光のもとでⅠ
 安心なさい、ね……。
 確かに容態は気になっていたが、手術に関してはなんの心配もしてはいなかった。
 父さんのもとには全国各地から胃がん患者が訪れる。ゆえに、平日土日問わず、手術がひっきりなしに入っていて、秋兄の手術予定を割り込ませるのには骨が折れたはず。
 輸血パックは昨日の夕方には届いていたそうだから、時間さえあれば昨日のうちに手術はできたはずだ。

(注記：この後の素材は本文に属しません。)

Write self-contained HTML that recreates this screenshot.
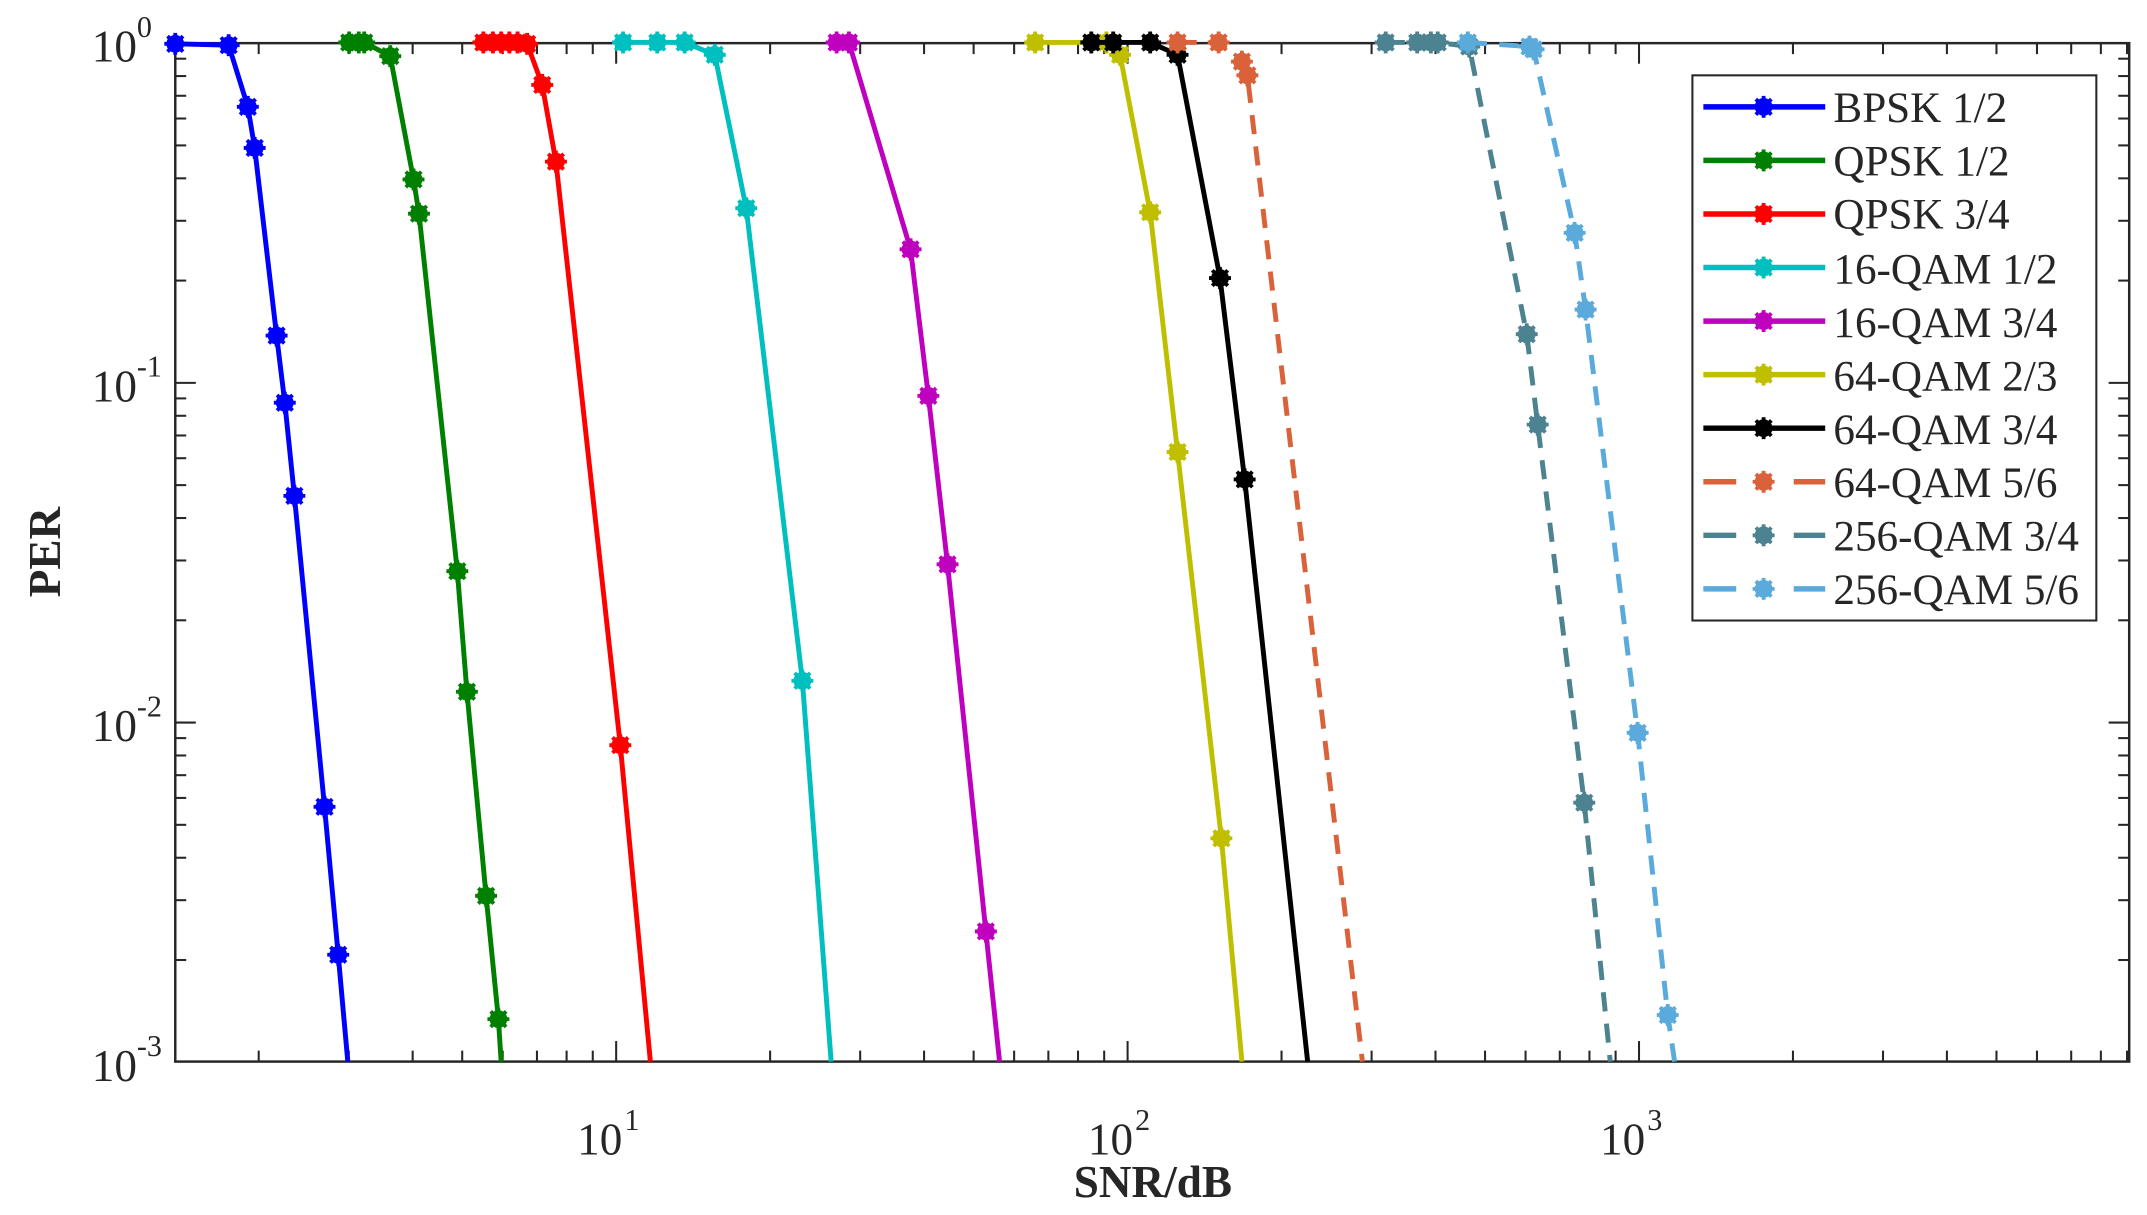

 それができなかったのはスタッフが揃わなかったからに違いない。
 むしろ、心配だったのは秋兄の精神状態で――。
 九歳も年上なんだけど、秋兄は人に弱みを見せられない人間だから。
 具合が悪いことなんて自分から言ったためしがない。
 だいたいが仕事部屋で熱を出して倒れているか、家の寝室で寝たまま。
 年に数回あるかないか、もともとが頑丈なつくりだからあえてひどい心配はしないけど……。
 二日音沙汰なければ見にいく。それで十分。
 下手すれば死んだように倒れて睡眠をとるだけで翌日には治っていたりする。
 そんな人間が胃潰瘍で吐血したんだ。